Only days before we went into lockdown, I was asked to move from my lovely one-bedroom apartment in campus housing to a room with a bathroom in the monastery. The plan called for fumigating and cleaning the dorm spaces to accommodate the coronavirus patients, if needed. I was given the “entire weekend” to move 17 years of living and accumulating during that time. Well, of course, the sisters came to my rescue, and indeed I was out with the allotted time.
Because I am a teacher, reader and crafter, I had accumulated many things related to my trades, of course. For example, with my yarn and counted cross-stitch kits, I could almost open up a small shop. I do as much as I can to help stock our gift shop, but since I was also teaching, I was not overloading their stock.
However, as a teacher, I had saved many folders, articles and papers relating to writing and the teaching thereof. My 20+ years teaching at the College of Saint Benedict meant that I had stacks of papers and such. Also, as a teacher I promoted reading, especially leisure reading as a source of lifelong learning and enjoyment. To be a model for my students, I practiced the fine art of reading and telling stories. Of course, in order to do so, I collected books—books that I was reading, books that I had read and books to be read. Lots of books.

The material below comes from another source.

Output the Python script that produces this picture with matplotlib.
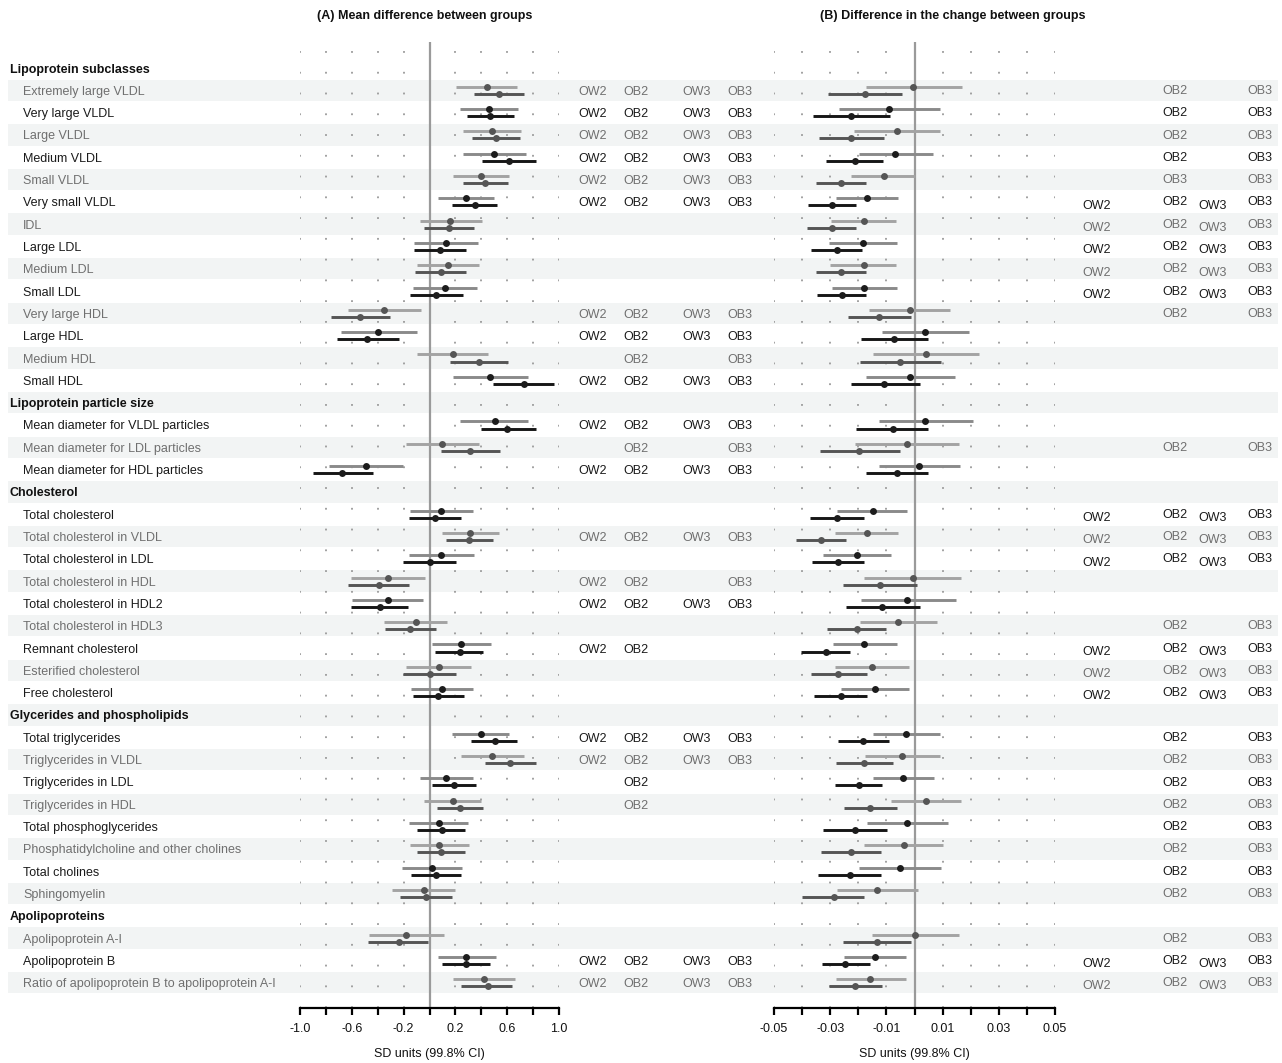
import numpy as np
import matplotlib.pyplot as plt

plt.rcParams['font.family'] = ['Liberation Sans', 'DejaVu Sans']

sections = ["Lipoprotein subclasses", "Lipoprotein particle size", "Cholesterol",
            "Glycerides and phospholipids", "Apolipoproteins"]
measures = [
    ["Extremely large VLDL", "Very large VLDL", "Large VLDL", "Medium VLDL",
     "Small VLDL", "Very small VLDL", "IDL", "Large LDL", "Medium LDL",
     "Small LDL", "Very large HDL", "Large HDL", "Medium HDL", "Small HDL"],
    ["Mean diameter for VLDL particles", "Mean diameter for LDL particles",
     "Mean diameter for HDL particles"],
    ["Total cholesterol", "Total cholesterol in VLDL", "Total cholesterol in LDL",
     "Total cholesterol in HDL", "Total cholesterol in HDL2",
     "Total cholesterol in HDL3", "Remnant cholesterol", "Esterified cholesterol",
     "Free cholesterol"],
    ["Total triglycerides", "Triglycerides in VLDL", "Triglycerides in LDL",
     "Triglycerides in HDL", "Total phosphoglycerides",
     "Phosphatidylcholine and other cholines", "Total cholines", "Sphingomyelin"],
    ["Apolipoprotein A-I", "Apolipoprotein B",
     "Ratio of apolipoprotein B to apolipoprotein A-I"],
]

# (A) mean difference, first comparison (upper line)
a1_est = [0.443, 0.456, 0.481, 0.497, 0.396, 0.283, 0.162, 0.131, 0.142, 0.121,
          -0.350, -0.394, 0.178, 0.471,
          0.502, 0.100, -0.494,
          0.090, 0.314, 0.090, -0.322, -0.322, -0.108, 0.247, 0.072, 0.095,
          0.394, 0.486, 0.131, 0.178, 0.072, 0.075, 0.021, -0.046,
          -0.180, 0.283, 0.417]
a1_lo = [0.206, 0.232, 0.257, 0.257, 0.180, 0.069, -0.077, -0.116, -0.100, -0.124,
         -0.631, -0.687, -0.098, 0.185,
         0.239, -0.178, -0.777,
         -0.154, 0.093, -0.162, -0.610, -0.595, -0.353, 0.023, -0.178, -0.139,
         0.170, 0.245, -0.077, -0.041, -0.162, -0.154, -0.216, -0.293,
         -0.470, 0.062, 0.178]
a1_hi = [0.677, 0.685, 0.708, 0.749, 0.613, 0.499, 0.402, 0.378, 0.386, 0.363,
         -0.069, -0.095, 0.453, 0.762,
         0.762, 0.384, -0.201,
         0.337, 0.538, 0.345, -0.036, -0.049, 0.136, 0.476, 0.322, 0.337,
         0.615, 0.728, 0.337, 0.399, 0.299, 0.306, 0.252, 0.198,
         0.113, 0.515, 0.659]
# (A) mean difference, second comparison (lower line)
a2_est = [0.535, 0.471, 0.512, 0.615, 0.432, 0.350, 0.152, 0.082, 0.085, 0.054,
          -0.535, -0.484, 0.386, 0.728,
          0.602, 0.314, -0.672,
          0.044, 0.306, 0.000, -0.391, -0.386, -0.149, 0.234, 0.005, 0.069,
          0.502, 0.618, 0.190, 0.239, 0.093, 0.088, 0.049, -0.026,
          -0.234, 0.283, 0.448]
a2_lo = [0.347, 0.286, 0.327, 0.409, 0.257, 0.170, -0.044, -0.116, -0.111, -0.147,
         -0.764, -0.718, 0.162, 0.494,
         0.394, 0.088, -0.903,
         -0.162, 0.124, -0.208, -0.626, -0.610, -0.347, 0.046, -0.201, -0.124,
         0.317, 0.425, 0.023, 0.057, -0.100, -0.100, -0.139, -0.229,
         -0.473, 0.100, 0.247]
a2_hi = [0.728, 0.656, 0.695, 0.819, 0.607, 0.525, 0.345, 0.283, 0.283, 0.255,
         -0.304, -0.239, 0.610, 0.965,
         0.819, 0.541, -0.435,
         0.247, 0.489, 0.206, -0.157, -0.165, 0.051, 0.414, 0.208, 0.268,
         0.677, 0.819, 0.360, 0.414, 0.275, 0.273, 0.245, 0.173,
         -0.008, 0.468, 0.638]

# (B) difference in change, first comparison (upper line)
b1_est = [-0.0004, -0.0092, -0.0064, -0.0070, -0.0109, -0.0170, -0.0180, -0.0185,
          -0.0181, -0.0178, -0.0017, 0.0038, 0.0041, -0.0017,
          0.0038, -0.0028, 0.0017,
          -0.0149, -0.0170, -0.0204, -0.0007, -0.0025, -0.0058, -0.0178, -0.0153, -0.0140,
          -0.0031, -0.0043, -0.0040, 0.0041, -0.0025, -0.0038, -0.0053, -0.0133,
          0.0002, -0.0140, -0.0157]
b1_lo = [-0.0173, -0.0270, -0.0214, -0.0198, -0.0227, -0.0279, -0.0296, -0.0305,
         -0.0301, -0.0293, -0.0162, -0.0117, -0.0149, -0.0174,
         -0.0128, -0.0213, -0.0128,
         -0.0277, -0.0284, -0.0327, -0.0181, -0.0192, -0.0195, -0.0291, -0.0284, -0.0263,
         -0.0149, -0.0176, -0.0149, -0.0082, -0.0170, -0.0178, -0.0199, -0.0277,
         -0.0153, -0.0252, -0.0280]
b1_hi = [0.0169, 0.0089, 0.0089, 0.0067, 0.0000, -0.0058, -0.0065, -0.0064,
         -0.0065, -0.0062, 0.0127, 0.0195, 0.0231, 0.0144,
         0.0208, 0.0160, 0.0163,
         -0.0026, -0.0057, -0.0083, 0.0167, 0.0146, 0.0080, -0.0064, -0.0021, -0.0018,
         0.0092, 0.0092, 0.0071, 0.0166, 0.0120, 0.0102, 0.0095, 0.0013,
         0.0160, -0.0032, -0.0032]
# (B) difference in change, second comparison (lower line)
b2_est = [-0.0175, -0.0225, -0.0225, -0.0211, -0.0263, -0.0293, -0.0293, -0.0277,
          -0.0263, -0.0259, -0.0125, -0.0073, -0.0050, -0.0107,
          -0.0078, -0.0196, -0.0064,
          -0.0275, -0.0334, -0.0271, -0.0124, -0.0114, -0.0206, -0.0316, -0.0271, -0.0263,
          -0.0182, -0.0178, -0.0199, -0.0157, -0.0211, -0.0227, -0.0230, -0.0288,
          -0.0135, -0.0246, -0.0211]
b2_lo = [-0.0308, -0.0362, -0.0341, -0.0316, -0.0351, -0.0380, -0.0382, -0.0369,
         -0.0351, -0.0348, -0.0236, -0.0192, -0.0195, -0.0227,
         -0.0209, -0.0338, -0.0174,
         -0.0373, -0.0422, -0.0366, -0.0256, -0.0245, -0.0311, -0.0405, -0.0369, -0.0359,
         -0.0273, -0.0280, -0.0284, -0.0252, -0.0327, -0.0334, -0.0344, -0.0401,
         -0.0256, -0.0330, -0.0305]
b2_hi = [-0.0044, -0.0086, -0.0108, -0.0111, -0.0172, -0.0209, -0.0207, -0.0186,
         -0.0172, -0.0172, -0.0012, 0.0049, 0.0096, 0.0018,
         0.0049, -0.0051, 0.0049,
         -0.0178, -0.0245, -0.0178, 0.0009, 0.0018, -0.0102, -0.0231, -0.0168, -0.0170,
         -0.0089, -0.0076, -0.0114, -0.0064, -0.0099, -0.0118, -0.0118, -0.0178,
         -0.0014, -0.0160, -0.0115]

# group flags shown to the right of each panel ('.' = blank)
flags_a = ["OW2 OB2 OW3 OB3"] * 6 + [". . . ."] * 4 + \
          ["OW2 OB2 OW3 OB3", "OW2 OB2 OW3 OB3", ". OB2 . OB3", "OW2 OB2 OW3 OB3"] + \
          ["OW2 OB2 OW3 OB3", ". OB2 . OB3", "OW2 OB2 OW3 OB3"] + \
          [". . . .", "OW2 OB2 OW3 OB3", ". . . .", "OW2 OB2 . OB3", "OW2 OB2 OW3 OB3",
           ". . . .", "OW2 OB2 . .", ". . . .", ". . . ."] + \
          ["OW2 OB2 OW3 OB3", "OW2 OB2 OW3 OB3", ". OB2 . .", ". OB2 . .",
           ". . . .", ". . . .", ". . . .", ". . . ."] + \
          [". . . .", "OW2 OB2 OW3 OB3", "OW2 OB2 OW3 OB3"]
flags_b = [". OB2 . OB3"] * 4 + [". OB3 . OB3"] + ["OW2 OB2 OW3 OB3"] * 5 + \
          [". OB2 . OB3", ". . . .", ". . . .", ". . . ."] + \
          [". . . .", ". OB2 . OB3", ". . . ."] + \
          ["OW2 OB2 OW3 OB3"] * 3 + [". . . .", ". . . .", ". OB2 . OB3"] + \
          ["OW2 OB2 OW3 OB3"] * 3 + \
          [". OB2 . OB3"] * 8 + \
          [". OB2 . OB3", "OW2 OB2 OW3 OB3", "OW2 OB2 OW3 OB3"]

# build the row layout: section headers followed by their measures
labels, is_header, item_rows = [], [], []
for sec, items in zip(sections, measures):
    labels.append(sec)
    is_header.append(True)
    for m in items:
        item_rows.append(len(labels))
        labels.append(m)
        is_header.append(False)
n_rows = len(labels)

W, H = 1282, 1063
fig = plt.figure(figsize=(W / 100, H / 100), dpi=100)

y_top_px, y_bot_px, row0_px, row_h = 42, 1008, 68, 22.31
ylim = ((y_bot_px - row0_px) / row_h, (y_top_px - row0_px) / row_h)
ax_bottom = (H - y_bot_px) / H
ax_height = (y_bot_px - y_top_px) / H

# background axis in pixel units for bands and text columns
bg = fig.add_axes([0, ax_bottom, 1, ax_height], zorder=0)
bg.set_xlim(0, W)
bg.set_ylim(*ylim)
bg.axis('off')

GRAY_TXT, BLACK_TXT = '#6f6f6f', '#1a1a1a'
for r, (lab, hdr) in enumerate(zip(labels, is_header)):
    shaded = r % 2 == 1
    if shaded:
        bg.fill_between([8, 1278], r - 0.48, r + 0.48, color='#f2f4f4', lw=0)
    if hdr:
        bg.text(10, r, lab, fontsize=9, fontweight='bold', color='#111111',
                va='center_baseline', ha='left')
    else:
        bg.text(23, r, lab, fontsize=9, color=GRAY_TXT if shaded else BLACK_TXT,
                va='center_baseline', ha='left')

cols_a = [578, 623, 682, 727]
cols_b = [1082, 1162, 1198, 1247]
for k, r in enumerate(item_rows):
    c = GRAY_TXT if r % 2 == 1 else BLACK_TXT
    for tok, x in zip(flags_a[k].split(), cols_a):
        if tok != '.':
            bg.text(x, r, tok, fontsize=9, color=c, va='center_baseline', ha='left')
    for tok, x in zip(flags_b[k].split(), cols_b):
        if tok != '.':
            dy = 0.1 if tok.startswith('OW') else -0.04
            bg.text(x, r + dy, tok, fontsize=9, color=c, va='center_baseline', ha='left')


def forest(ax, est1, lo1, hi1, est2, lo2, hi2, lim, step, fmt):
    ax.set_facecolor('none')
    ax.set_xlim(-lim, lim)
    ax.set_ylim(*ylim)
    ticks = np.round(np.arange(-lim, lim + step / 2, step), 4)
    for t in ticks:
        if abs(t) > 1e-9:
            ax.axvline(t, color='#9a9a9a', lw=1.3, ls=(0, (1, 10.5)), zorder=1)
    ax.axvline(0, color='#9a9a9a', lw=1.6, zorder=2)
    off = 0.16
    for k, r in enumerate(item_rows):
        if r % 2 == 1:
            top_line, top_dot, bot_line, bot_dot = '#a3a3a3', '#555555', '#555555', '#555555'
        else:
            top_line, top_dot, bot_line, bot_dot = '#8a8a8a', '#1c1c1c', '#161616', '#1c1c1c'
        ax.hlines(r - off, lo1[k], hi1[k], color=top_line, lw=2.1, zorder=3)
        ax.plot(est1[k], r - off, 'o', color=top_dot, ms=5, mec='none', zorder=4)
        ax.hlines(r + off, lo2[k], hi2[k], color=bot_line, lw=2.1, zorder=3)
        ax.plot(est2[k], r + off, 'o', color=bot_dot, ms=5, mec='none', zorder=4)
    for s in ['top', 'right', 'left']:
        ax.spines[s].set_visible(False)
    ax.spines['bottom'].set_linewidth(1.6)
    ax.set_yticks([])
    ax.set_xticks(ticks)
    ax.set_xticklabels([fmt % t if i % 2 == 0 else '' for i, t in enumerate(ticks)],
                       fontsize=9, color='#111111')
    ax.tick_params(axis='x', length=5, width=1.6, pad=6)
    ax.set_xlabel('SD units (99.8% CI)', fontsize=9, labelpad=9, color='#111111')


axA = fig.add_axes([300 / W, ax_bottom, 259 / W, ax_height], zorder=1)
forest(axA, a1_est, a1_lo, a1_hi, a2_est, a2_lo, a2_hi, 1.0, 0.2, '%.1f')
axB = fig.add_axes([774 / W, ax_bottom, 281 / W, ax_height], zorder=1)
forest(axB, b1_est, b1_lo, b1_hi, b2_est, b2_lo, b2_hi, 0.05, 0.01, '%.2f')

fig.text(425 / W, 1 - 16 / H, '(A) Mean difference between groups', fontsize=9,
         fontweight='bold', ha='center', va='center', color='#111111')
fig.text(953 / W, 1 - 16 / H, '(B) Difference in the change between groups', fontsize=9,
         fontweight='bold', ha='center', va='center', color='#111111')

fig.savefig('out.png', dpi=100)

Personally, I love mystery, crime and thriller books, besides bestsellers. Therefore, I often felt obliged to let students know what I was currently reading and in return hear about their recent trips into the world of books.

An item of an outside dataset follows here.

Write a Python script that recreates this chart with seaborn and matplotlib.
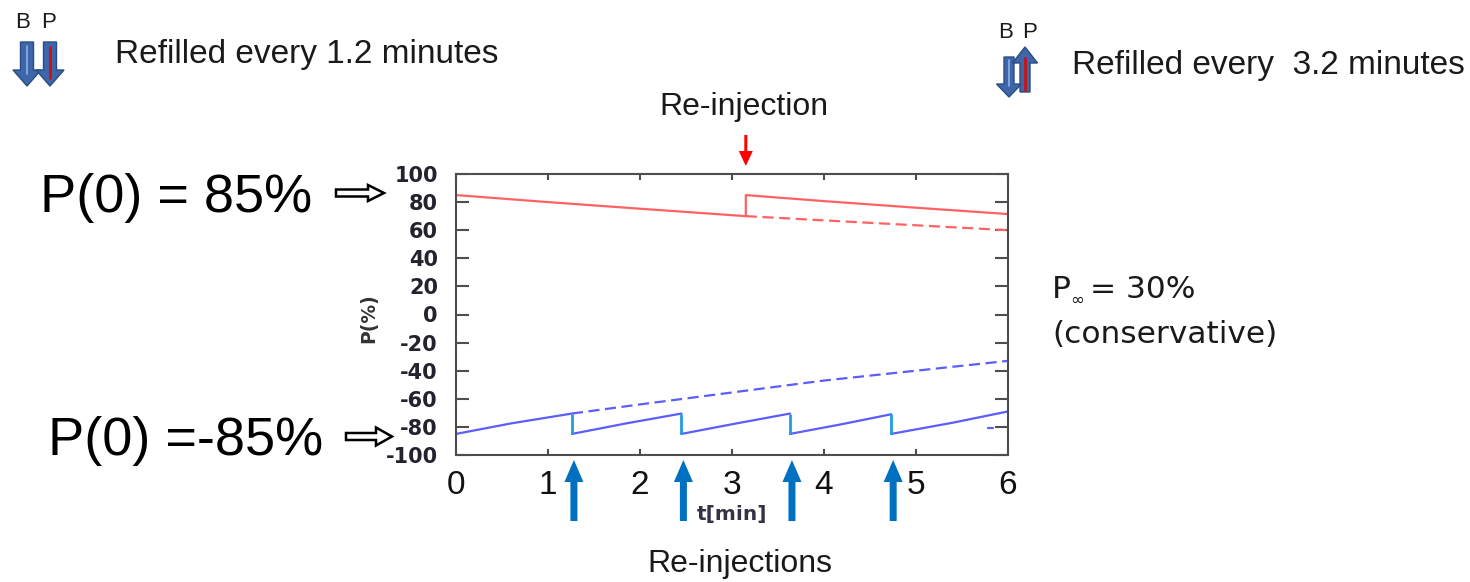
import numpy as np
import pandas as pd
import matplotlib
matplotlib.use("Agg")
import matplotlib.pyplot as plt
from matplotlib.patches import FancyArrow
from matplotlib.lines import Line2D
import seaborn as sns

# ---- data -----------------------------------------------------------------
# upper cell (P(0) = 85 %): one re-injection at t = 3.15 min
red_t = [0.0, 1.0, 2.0, 3.15, 3.15, 4.0, 5.0, 6.0]
red_p = [85.0, 80.0, 75.3, 70.0, 85.0, 80.7, 76.0, 71.5]
# same cell without re-injection
red_free_t = [3.15, 4.0, 5.0, 6.0]
red_free_p = [70.0, 67.0, 63.5, 60.0]

# lower cell (P(0) = -85 %): refilled every ~1.2 min
blue_seg = [0, 0, 0, 1, 1, 1, 2, 2, 2, 3, 3, 3, 4, 4, 4, 5, 5]
blue_t = [0.0, 0.6, 1.26, 1.26, 1.85, 2.45, 2.45, 3.05, 3.63,
          3.63, 4.2, 4.73, 4.73, 5.4, 6.0, 5.78, 5.84]
blue_p = [-85.0, -77.5, -70.5, -85.0, -77.5, -70.5, -85.0, -77.5, -70.5,
          -85.0, -78.0, -71.0, -85.0, -77.0, -69.0, -80.5, -80.5]
# same cell without refills
blue_free_t = [1.26, 2.0, 3.0, 4.0, 5.0, 6.0]
blue_free_p = [-70.5, -64.0, -55.5, -47.0, -40.0, -33.0]

# refill instants and the jump they produce
refill_t = [1.26, 2.45, 3.63, 4.73]
refill_from = [-70.5, -70.5, -70.5, -71.0]
refill_to = [-85.0, -85.0, -85.0, -85.0]

x_ticks = [0, 1, 2, 3, 4, 5, 6]
y_ticks = [-100, -80, -60, -40, -20, 0, 20, 40, 60, 80, 100]

# ---- figure ---------------------------------------------------------------
W, H, DPI = 1470, 582, 100
sns.set_theme(style="white")
plt.rcParams["font.family"] = ["Liberation Sans", "DejaVu Sans"]

fig = plt.figure(figsize=(W / DPI, H / DPI), dpi=DPI)
fig.patch.set_facecolor("white")
ax = fig.add_axes([456 / W, (H - 455) / H, 552 / W, 281 / H])

RED = "#ff6262"
BLUE = "#5c5cff"
CYAN = "#1c9ee0"
LW = 1.6

df_blue = pd.DataFrame({"t": blue_t, "P": blue_p, "seg": blue_seg})

sns.lineplot(x=red_t, y=red_p, estimator=None, sort=False, color=RED, lw=LW, ax=ax)
sns.lineplot(x=red_free_t, y=red_free_p, estimator=None, sort=False, color=RED,
             lw=LW, linestyle=(0, (5, 2.5)), ax=ax)
sns.lineplot(data=df_blue, x="t", y="P", units="seg", estimator=None, sort=False,
             color=BLUE, lw=LW, ax=ax)
sns.lineplot(x=blue_free_t, y=blue_free_p, estimator=None, sort=False, color=BLUE,
             lw=LW, linestyle=(0, (5, 2.5)), ax=ax)
ax.vlines(refill_t, refill_to, refill_from, color=CYAN, lw=2)

ax.set_xlim(0, 6)
ax.set_ylim(-100, 100)
ax.set_xticks(x_ticks)
ax.set_yticks(y_ticks)
ax.set_xticklabels([str(v) for v in x_ticks])
ax.set_yticklabels([str(v) for v in y_ticks])

for s in ax.spines.values():
    s.set_visible(True)
    s.set_color("#4d4d4d")
    s.set_linewidth(1.5)

ax.tick_params(axis="y", direction="in", length=9.5, width=1.5, color="#4d4d4d",
               left=True, right=True, pad=13, labelsize=15, labelcolor="#22232e")
ax.tick_params(axis="x", direction="in", length=4, width=1.5, color="#4d4d4d",
               top=True, bottom=True, pad=11, labelsize=24, labelcolor="#111111")
for lab in ax.get_yticklabels():
    lab.set_fontfamily("DejaVu Sans")
    lab.set_fontweight("bold")

ax.set_xlabel("t[min]", fontsize=14.5, fontweight="bold", family="DejaVu Sans",
              color="#333344")
ax.xaxis.set_label_coords(0.5, -0.178)
ax.set_ylabel("P(%)", fontsize=13.5, fontweight="bold", family="DejaVu Sans",
              color="#333333")
ax.yaxis.set_label_coords(-0.141, 0.4875)


# ---- annotations (pixel positions, origin top-left) -----------------------
def fx(x):
    return x / W


def fy(y):
    return 1 - y / H


def arrow_px(x0, y0, x1, y1, width, head_w, head_l, **kw):
    X0, Y0 = x0 / DPI, (H - y0) / DPI
    X1, Y1 = x1 / DPI, (H - y1) / DPI
    a = FancyArrow(X0, Y0, X1 - X0, Y1 - Y0, width=width / DPI,
                   head_width=head_w / DPI, head_length=head_l / DPI,
                   length_includes_head=True, transform=fig.dpi_scale_trans, **kw)
    fig.add_artist(a)


def line_px(xs, ys, **kw):
    fig.add_artist(Line2D([fx(x) for x in xs], [fy(y) for y in ys],
                          transform=fig.transFigure, **kw))


def data_x_px(t):
    return ax.transData.transform((t, 0))[0]


TXT = "#1a1a1a"

# top-left: both cells pointing down
fig.text(fx(15), fy(28), "B", fontsize=16, color=TXT)
fig.text(fx(41), fy(28), "P", fontsize=16, color=TXT)
ICON = dict(fc="#3d67aa", ec="#2c4c80", lw=1)
arrow_px(27, 42, 27, 86, 13, 28, 16, **ICON)
arrow_px(50, 42, 50, 86, 13, 28, 16, **ICON)
line_px([27, 27], [46, 74], color="#8db0e4", lw=1.2)
line_px([50, 50], [47, 78], color="#d01010", lw=2)
fig.text(fx(115), fy(63), "Refilled every 1.2 minutes", fontsize=24, color=TXT)

# top-right: cells pointing opposite ways
fig.text(fx(998), fy(38), "B", fontsize=16, color=TXT)
fig.text(fx(1022), fy(38), "P", fontsize=16, color=TXT)
arrow_px(1009, 57, 1009, 97, 10, 25, 13, **ICON)
arrow_px(1025, 92, 1025, 47, 10, 25, 16, **ICON)
line_px([1009, 1009], [60, 86], color="#8db0e4", lw=1.2)
line_px([1025, 1025], [58, 90], color="#d01010", lw=2)
fig.text(fx(1072), fy(74), "Refilled every  3.2 minutes", fontsize=24, color=TXT)

# single re-injection of the upper cell
xr = data_x_px(3.15)
fig.text(fx(744), fy(115), "Re-injection", fontsize=23, color=TXT, ha="center")
arrow_px(xr, 135, xr, 166, 3, 14, 15, fc="#ff0000", ec="#ff0000", lw=0)

# initial polarizations
fig.text(fx(40), fy(212), "P(0) = 85%", fontsize=39, color="#000000")
fig.text(fx(48), fy(455), "P(0) =-85%", fontsize=39, color="#000000")
HOLLOW = dict(fc="white", ec="black", lw=1.8)
arrow_px(336, 193, 384, 193, 7, 16, 16, **HOLLOW)
arrow_px(346, 436.5, 392, 436.5, 7, 18, 16, **HOLLOW)

# asymptotic value
DJ = ["DejaVu Sans"]
fig.text(fx(1052), fy(298), "P", fontsize=22.5, color=TXT, family=DJ)
fig.text(fx(1070), fy(305), "\u221e", fontsize=12, color=TXT, family=DJ)
fig.text(fx(1090), fy(298), "= 30%", fontsize=22.5, color=TXT, family=DJ)
fig.text(fx(1052), fy(343), "(conservative)", fontsize=22.5, color=TXT, family=DJ)

# refills of the lower cell
for t in refill_t:
    xb = data_x_px(t) + 2
    arrow_px(xb, 521, xb, 460, 7, 19, 22, fc="#0070c0", ec="#0070c0", lw=0)
fig.text(fx(740), fy(572), "Re-injections", fontsize=23, color=TXT, ha="center")

fig.savefig("out.png", dpi=DPI, facecolor="white")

Unfortunately, they wanted to let me know about the stories they had recently seen through computers or other favorite technology. I was happy they were telling stories, but I was trying to promote reading. I am happy to share that some loved books almost as much as I, however. Some even wanted to loan me a good book.
Well, you see that the amount of accumulation in my small apartment was substantial. The sisters were so gracious in helping me move, and now I have the job of sorting, organizing or throwing whatever is in the many boxes and bags we brought to the monastery. So, for me the “lockdown” has become a blessing in disguise.